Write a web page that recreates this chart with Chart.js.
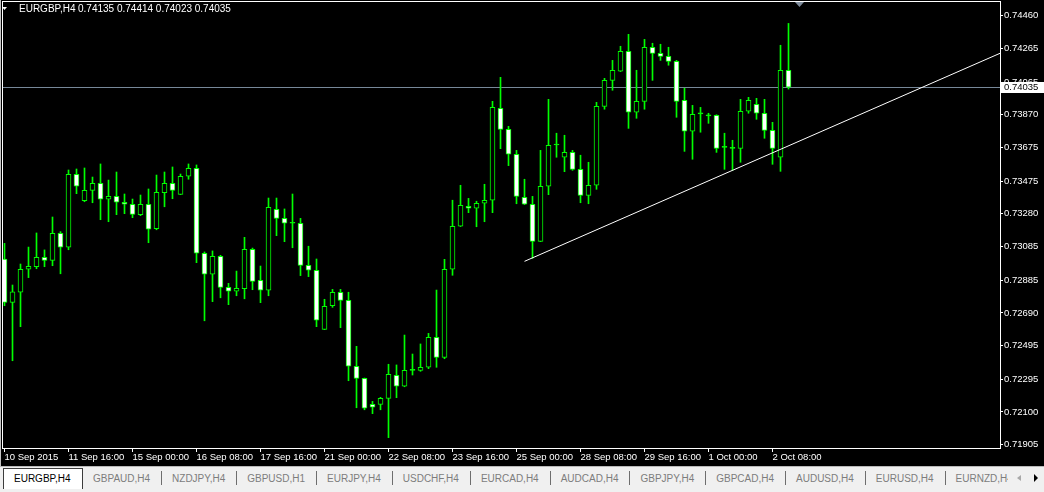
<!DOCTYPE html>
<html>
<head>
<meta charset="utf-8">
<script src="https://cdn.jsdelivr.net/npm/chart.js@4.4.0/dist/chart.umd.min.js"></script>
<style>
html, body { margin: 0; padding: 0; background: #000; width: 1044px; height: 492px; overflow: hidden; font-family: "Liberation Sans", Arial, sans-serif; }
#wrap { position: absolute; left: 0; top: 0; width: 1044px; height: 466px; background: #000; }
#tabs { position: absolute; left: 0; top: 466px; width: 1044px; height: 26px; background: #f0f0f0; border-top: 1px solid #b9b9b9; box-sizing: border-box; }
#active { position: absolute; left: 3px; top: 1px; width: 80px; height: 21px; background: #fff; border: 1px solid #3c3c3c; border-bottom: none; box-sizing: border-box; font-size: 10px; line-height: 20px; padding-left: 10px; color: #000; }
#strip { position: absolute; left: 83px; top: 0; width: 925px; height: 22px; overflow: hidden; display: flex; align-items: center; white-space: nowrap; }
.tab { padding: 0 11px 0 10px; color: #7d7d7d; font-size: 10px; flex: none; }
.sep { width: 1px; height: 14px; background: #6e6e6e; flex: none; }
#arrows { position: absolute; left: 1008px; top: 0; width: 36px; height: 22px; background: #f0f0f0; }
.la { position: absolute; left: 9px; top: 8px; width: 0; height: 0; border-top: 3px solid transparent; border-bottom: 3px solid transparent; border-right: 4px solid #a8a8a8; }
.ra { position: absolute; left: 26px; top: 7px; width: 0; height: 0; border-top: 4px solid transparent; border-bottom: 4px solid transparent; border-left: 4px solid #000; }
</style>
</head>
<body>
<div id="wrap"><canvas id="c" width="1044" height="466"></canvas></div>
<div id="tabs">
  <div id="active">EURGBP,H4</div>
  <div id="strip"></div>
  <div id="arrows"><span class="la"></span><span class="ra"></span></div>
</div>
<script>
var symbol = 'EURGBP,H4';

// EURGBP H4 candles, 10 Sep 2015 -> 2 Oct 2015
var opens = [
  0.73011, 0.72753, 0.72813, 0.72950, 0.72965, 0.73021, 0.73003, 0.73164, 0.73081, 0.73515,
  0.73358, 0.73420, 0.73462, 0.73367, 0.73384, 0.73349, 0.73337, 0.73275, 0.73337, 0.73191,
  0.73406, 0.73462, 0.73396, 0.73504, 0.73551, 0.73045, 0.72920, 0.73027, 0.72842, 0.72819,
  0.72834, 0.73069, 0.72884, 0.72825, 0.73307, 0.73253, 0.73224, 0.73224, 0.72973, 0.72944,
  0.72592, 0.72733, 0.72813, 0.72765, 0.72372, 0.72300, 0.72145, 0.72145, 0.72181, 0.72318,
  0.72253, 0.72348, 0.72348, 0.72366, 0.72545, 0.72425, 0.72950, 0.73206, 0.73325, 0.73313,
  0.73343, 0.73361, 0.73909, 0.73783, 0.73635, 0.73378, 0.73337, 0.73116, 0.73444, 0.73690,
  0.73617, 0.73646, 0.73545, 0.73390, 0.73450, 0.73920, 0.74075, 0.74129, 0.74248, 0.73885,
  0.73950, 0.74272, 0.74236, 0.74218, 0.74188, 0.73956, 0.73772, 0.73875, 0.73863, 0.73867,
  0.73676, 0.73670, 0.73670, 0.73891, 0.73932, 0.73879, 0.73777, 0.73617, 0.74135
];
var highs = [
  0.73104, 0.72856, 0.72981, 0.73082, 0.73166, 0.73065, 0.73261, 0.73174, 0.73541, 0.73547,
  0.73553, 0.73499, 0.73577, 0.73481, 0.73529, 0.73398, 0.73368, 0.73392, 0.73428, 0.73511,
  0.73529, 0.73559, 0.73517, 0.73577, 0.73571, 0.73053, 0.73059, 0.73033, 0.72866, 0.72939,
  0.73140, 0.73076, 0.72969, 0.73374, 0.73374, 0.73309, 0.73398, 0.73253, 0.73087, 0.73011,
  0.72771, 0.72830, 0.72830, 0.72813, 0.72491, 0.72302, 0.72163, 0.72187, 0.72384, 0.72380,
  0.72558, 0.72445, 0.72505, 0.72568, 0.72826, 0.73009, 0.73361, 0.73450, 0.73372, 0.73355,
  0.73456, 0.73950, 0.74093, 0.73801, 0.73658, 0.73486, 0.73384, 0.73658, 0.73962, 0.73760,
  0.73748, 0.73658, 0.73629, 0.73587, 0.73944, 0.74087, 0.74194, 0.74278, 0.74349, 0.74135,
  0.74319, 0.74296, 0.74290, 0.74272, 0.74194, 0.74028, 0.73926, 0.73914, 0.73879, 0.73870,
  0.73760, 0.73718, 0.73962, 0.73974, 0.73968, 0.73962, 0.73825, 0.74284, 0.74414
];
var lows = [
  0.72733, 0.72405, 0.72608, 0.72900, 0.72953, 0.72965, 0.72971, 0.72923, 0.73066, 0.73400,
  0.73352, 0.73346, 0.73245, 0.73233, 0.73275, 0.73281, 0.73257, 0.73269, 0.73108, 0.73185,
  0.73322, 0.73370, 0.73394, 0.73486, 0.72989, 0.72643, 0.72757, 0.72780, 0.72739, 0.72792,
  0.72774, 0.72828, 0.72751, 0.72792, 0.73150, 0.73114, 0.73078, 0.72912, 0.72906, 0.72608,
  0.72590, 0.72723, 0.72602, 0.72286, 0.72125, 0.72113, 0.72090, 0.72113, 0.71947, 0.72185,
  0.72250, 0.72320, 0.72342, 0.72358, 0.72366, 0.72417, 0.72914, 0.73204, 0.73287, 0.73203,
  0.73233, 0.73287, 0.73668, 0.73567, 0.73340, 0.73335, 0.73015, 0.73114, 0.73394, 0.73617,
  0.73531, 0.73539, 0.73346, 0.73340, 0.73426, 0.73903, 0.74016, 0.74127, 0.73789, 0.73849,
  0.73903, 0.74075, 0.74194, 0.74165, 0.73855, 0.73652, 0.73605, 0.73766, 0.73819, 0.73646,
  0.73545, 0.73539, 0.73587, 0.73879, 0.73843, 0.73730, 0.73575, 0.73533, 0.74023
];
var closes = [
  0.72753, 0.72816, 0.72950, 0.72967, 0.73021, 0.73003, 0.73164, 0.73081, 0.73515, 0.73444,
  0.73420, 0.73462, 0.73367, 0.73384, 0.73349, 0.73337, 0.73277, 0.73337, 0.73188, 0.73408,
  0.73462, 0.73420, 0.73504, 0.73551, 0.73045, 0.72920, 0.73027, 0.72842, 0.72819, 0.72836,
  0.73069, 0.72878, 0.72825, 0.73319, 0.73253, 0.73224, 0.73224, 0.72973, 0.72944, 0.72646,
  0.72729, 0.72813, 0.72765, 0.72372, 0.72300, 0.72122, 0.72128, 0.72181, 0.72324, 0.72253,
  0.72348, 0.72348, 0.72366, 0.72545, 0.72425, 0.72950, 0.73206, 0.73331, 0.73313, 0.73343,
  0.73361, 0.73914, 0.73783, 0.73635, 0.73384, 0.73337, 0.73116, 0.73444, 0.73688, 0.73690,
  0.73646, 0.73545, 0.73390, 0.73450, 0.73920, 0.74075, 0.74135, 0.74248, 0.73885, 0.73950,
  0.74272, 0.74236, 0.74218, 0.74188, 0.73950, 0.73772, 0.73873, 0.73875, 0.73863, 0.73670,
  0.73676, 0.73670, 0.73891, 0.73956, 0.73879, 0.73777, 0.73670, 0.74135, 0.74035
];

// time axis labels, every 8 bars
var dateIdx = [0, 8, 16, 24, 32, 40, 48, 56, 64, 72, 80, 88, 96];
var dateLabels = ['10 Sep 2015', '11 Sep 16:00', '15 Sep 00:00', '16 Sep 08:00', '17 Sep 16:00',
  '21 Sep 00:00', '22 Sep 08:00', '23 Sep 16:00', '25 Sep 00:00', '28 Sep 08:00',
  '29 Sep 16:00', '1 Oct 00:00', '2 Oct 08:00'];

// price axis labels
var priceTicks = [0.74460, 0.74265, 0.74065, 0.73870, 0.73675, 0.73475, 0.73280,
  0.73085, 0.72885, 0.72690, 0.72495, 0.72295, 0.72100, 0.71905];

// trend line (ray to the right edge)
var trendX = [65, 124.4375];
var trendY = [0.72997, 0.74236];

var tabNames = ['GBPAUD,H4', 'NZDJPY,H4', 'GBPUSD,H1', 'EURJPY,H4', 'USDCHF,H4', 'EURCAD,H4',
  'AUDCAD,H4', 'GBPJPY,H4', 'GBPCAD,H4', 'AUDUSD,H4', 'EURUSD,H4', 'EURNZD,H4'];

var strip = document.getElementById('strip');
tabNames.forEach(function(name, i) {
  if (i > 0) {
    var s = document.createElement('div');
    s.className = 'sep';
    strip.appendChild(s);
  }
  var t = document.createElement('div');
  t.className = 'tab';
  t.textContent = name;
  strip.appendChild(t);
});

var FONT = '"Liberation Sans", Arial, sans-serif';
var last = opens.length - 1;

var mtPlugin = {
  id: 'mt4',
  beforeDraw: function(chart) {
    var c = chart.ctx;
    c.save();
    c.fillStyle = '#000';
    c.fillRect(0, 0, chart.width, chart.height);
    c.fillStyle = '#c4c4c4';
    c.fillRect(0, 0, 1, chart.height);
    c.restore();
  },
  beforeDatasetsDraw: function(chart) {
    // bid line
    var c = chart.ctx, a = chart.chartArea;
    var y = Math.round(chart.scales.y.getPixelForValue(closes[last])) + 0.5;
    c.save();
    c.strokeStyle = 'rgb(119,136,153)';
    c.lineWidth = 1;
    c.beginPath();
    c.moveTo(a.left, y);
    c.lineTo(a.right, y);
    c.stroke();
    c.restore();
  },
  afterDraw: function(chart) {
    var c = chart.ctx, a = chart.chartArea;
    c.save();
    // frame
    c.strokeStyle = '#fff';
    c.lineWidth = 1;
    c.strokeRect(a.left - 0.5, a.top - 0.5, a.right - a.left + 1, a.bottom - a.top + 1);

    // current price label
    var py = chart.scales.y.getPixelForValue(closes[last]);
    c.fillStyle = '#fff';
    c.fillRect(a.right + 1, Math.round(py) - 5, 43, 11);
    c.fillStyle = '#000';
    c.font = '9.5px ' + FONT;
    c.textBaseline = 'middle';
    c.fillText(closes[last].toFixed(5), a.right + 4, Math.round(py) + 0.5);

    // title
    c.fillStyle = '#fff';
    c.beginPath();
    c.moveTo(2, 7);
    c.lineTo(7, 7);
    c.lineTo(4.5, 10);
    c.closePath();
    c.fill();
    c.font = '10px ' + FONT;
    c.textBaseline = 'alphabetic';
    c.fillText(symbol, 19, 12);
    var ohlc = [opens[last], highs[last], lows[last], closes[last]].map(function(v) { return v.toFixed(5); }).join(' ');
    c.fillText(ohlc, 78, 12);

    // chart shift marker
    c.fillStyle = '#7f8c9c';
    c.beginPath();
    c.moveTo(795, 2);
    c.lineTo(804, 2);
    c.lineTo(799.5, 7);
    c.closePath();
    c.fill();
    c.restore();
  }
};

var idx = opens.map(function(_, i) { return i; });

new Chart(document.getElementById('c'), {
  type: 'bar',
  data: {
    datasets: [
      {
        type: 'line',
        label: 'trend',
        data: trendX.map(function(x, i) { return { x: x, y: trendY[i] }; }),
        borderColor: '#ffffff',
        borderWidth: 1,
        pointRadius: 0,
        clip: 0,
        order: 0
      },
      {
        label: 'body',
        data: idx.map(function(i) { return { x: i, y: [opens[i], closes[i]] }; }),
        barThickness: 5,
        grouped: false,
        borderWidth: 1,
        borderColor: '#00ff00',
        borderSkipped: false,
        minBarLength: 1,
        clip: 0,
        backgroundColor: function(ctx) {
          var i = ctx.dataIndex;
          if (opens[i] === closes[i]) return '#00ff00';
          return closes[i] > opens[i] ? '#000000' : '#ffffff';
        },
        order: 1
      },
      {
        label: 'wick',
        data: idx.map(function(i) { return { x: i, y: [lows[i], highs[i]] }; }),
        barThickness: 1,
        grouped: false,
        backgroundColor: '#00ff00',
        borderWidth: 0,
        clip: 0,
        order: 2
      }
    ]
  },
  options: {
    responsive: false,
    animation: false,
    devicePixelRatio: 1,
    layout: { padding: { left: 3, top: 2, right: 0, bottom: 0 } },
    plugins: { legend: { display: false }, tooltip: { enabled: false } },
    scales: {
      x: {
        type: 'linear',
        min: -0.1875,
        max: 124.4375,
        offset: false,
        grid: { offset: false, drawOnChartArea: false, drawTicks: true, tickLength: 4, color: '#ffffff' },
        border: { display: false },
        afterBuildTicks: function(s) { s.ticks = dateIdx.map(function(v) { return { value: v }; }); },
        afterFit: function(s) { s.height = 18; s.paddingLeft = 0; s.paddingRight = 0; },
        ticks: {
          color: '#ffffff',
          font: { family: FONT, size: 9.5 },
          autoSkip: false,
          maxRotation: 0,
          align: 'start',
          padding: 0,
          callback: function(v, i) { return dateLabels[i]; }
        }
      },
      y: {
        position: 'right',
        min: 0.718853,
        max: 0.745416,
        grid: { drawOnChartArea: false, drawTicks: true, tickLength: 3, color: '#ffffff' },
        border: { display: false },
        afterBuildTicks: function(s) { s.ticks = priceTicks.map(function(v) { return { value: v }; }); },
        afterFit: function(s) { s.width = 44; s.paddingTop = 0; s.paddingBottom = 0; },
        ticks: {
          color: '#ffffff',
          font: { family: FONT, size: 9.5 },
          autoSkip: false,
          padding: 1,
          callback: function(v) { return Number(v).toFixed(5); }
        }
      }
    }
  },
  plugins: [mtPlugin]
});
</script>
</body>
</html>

+ + +

Write out exactly the opening lines of the data, stopping after the line that holds "var symbol = 'EURGBP,H4';". Exclude pictures.

_FINISHED EXERCISE_
Write a web page that recreates this chart with Chart.js.
<!DOCTYPE html>
<html>
<head>
<meta charset="utf-8">
<script src="https://cdn.jsdelivr.net/npm/chart.js@4.4.0/dist/chart.umd.min.js"></script>
<style>
html, body { margin: 0; padding: 0; background: #000; width: 1044px; height: 492px; overflow: hidden; font-family: "Liberation Sans", Arial, sans-serif; }
#wrap { position: absolute; left: 0; top: 0; width: 1044px; height: 466px; background: #000; }
#tabs { position: absolute; left: 0; top: 466px; width: 1044px; height: 26px; background: #f0f0f0; border-top: 1px solid #b9b9b9; box-sizing: border-box; }
#active { position: absolute; left: 3px; top: 1px; width: 80px; height: 21px; background: #fff; border: 1px solid #3c3c3c; border-bottom: none; box-sizing: border-box; font-size: 10px; line-height: 20px; padding-left: 10px; color: #000; }
#strip { position: absolute; left: 83px; top: 0; width: 925px; height: 22px; overflow: hidden; display: flex; align-items: center; white-space: nowrap; }
.tab { padding: 0 11px 0 10px; color: #7d7d7d; font-size: 10px; flex: none; }
.sep { width: 1px; height: 14px; background: #6e6e6e; flex: none; }
#arrows { position: absolute; left: 1008px; top: 0; width: 36px; height: 22px; background: #f0f0f0; }
.la { position: absolute; left: 9px; top: 8px; width: 0; height: 0; border-top: 3px solid transparent; border-bottom: 3px solid transparent; border-right: 4px solid #a8a8a8; }
.ra { position: absolute; left: 26px; top: 7px; width: 0; height: 0; border-top: 4px solid transparent; border-bottom: 4px solid transparent; border-left: 4px solid #000; }
</style>
</head>
<body>
<div id="wrap"><canvas id="c" width="1044" height="466"></canvas></div>
<div id="tabs">
  <div id="active">EURGBP,H4</div>
  <div id="strip"></div>
  <div id="arrows"><span class="la"></span><span class="ra"></span></div>
</div>
<script>
var symbol = 'EURGBP,H4';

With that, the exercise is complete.